Marla Landi has probably the most impressive and varied CV out of the former Play School presenters; during her career she has been a film actress, a top model with several magazine covers in her portfolio and the owner of a successful wig company, as well as being made a Knight of the Italian Republic for services to her culture within the UK.
Almost as important to the show as the presenters were the toys, and so famous were they it’s a fair bet that most people could still name them as well. In the beginning the soft toy area of the show featured just one Teddy, but some ne’er-do-well stole him during the ‘70s and he was never seen again. The Play School team then decided two bears were better than one and the cuddly duo of Big Ted and Little Ted (presumably this was to help the presenters demonstrate the art of opposites) arrived and settled in. At the risk of insulting teddy lovers everywhere they were fairly generic bears with no visible personality, even when they were occasionally dressed up in some kind of comical outfit.
Jemima was a ragdoll with Aunt Sally-like painted cheeks; generally dressed like some kind of small Victorian girl in floaty dresses she always came across as a bit wet. If that is something you can accuse a doll of being of course.

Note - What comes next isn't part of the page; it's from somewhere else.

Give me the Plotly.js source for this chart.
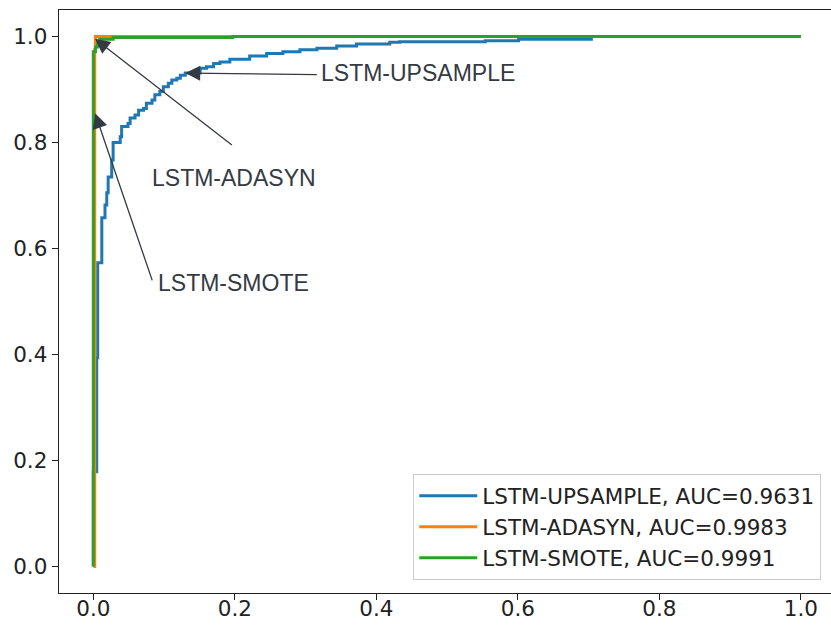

Humpty was a cheerful green Gonk-style toy, with the proportions of the nursery rhyme Humpty Dumpty. He was adorned in a jovial pair of green and white checked trousers which he wore very high up on his body. Perhaps Simon Cowell used to watch Play School?
Hamble - oh come on, there must be something positive to say about Hamble…Mind you, even the presenters of Play School admitting hating the small, slightly creepy plastic doll, stating that she was ‘too rigid to be cuddled’, although it’s more likely to be the fact that her weird staring eyes made her reminiscent of Chucky, the doll from the film Child’s Play. Who knows what she got up to when the studio lights were off? Joy Whitby, the creator and producer of Play School called her ‘a very ugly, beaten-about doll,’ and Law added ‘If I got frustrated, I’d punch Hamble, the doll with the squashed face.’ Hamble didn’t stand a chance really.
Hamble was replaced in the 1980s by Poppy, a black doll brought in supposedly to reflect a more balanced ethical mix (not sure what race Humpty was supposed to be representing here…) and to strengthen the Hamble/Chucky theory even more Hamble mysteriously disappeared after being fired from her showbiz role (insert creepy Chucky laugh here).
Apart from songs, games and a story, each show also featured a short film about simple events; something being made in a factory, the hustle and bustle of a café or animal frolicking, for example. These were accessed by the camera zooming through another of Play School’s iconic images; the windows. Originally they were round, square and arched, with a triangle window being added in 1983. When Play School finished its long run in 1988, some of the key moments of the programme were held on to and later transferred to other BBC children’s shows. The theme of the windows being used as portals to the outside world would later be found in Tikkabilla, a show very similar to Play School, and which also featured a similar clock to the one Play School used for simple pre-school time-telling. Much-loved toddler television the Teletubbies also used the same idea, allowing films to be viewed through the screens on the four characters’ tummies.
Play School was recorded mostly at the BBC Television Centre, although sometimes at the BBC studios in either Birmingham or Manchester if London was occupied. It was a fairly rigorous schedule; two days would see up to five programmes being rehearsed and recorded. In 1971 a sister programme, Play Away, began broadcasting, aimed at a slightly older audience, and with a very catchy theme tune. It ran for 13 years with many of the Play School presenters taking their turn on the new programme, alongside then unknown celebrities like Tony Robinson (Blackadder’s Baldrick) and Jeremy Irons (hard to take his acclaimed career seriously when you’ve also seen him prancing about in a jaunty top hat next to a woman in a tutu telling a terrible joke).
Play School has a few accolades to its name; the afore-mentioned opener of BBC2 and the first children’s programme to be broadcast in colour on the channel but above that it entertained and educated children for 24 years, and for that it deserves to be remembered. But Hamble doesn’t.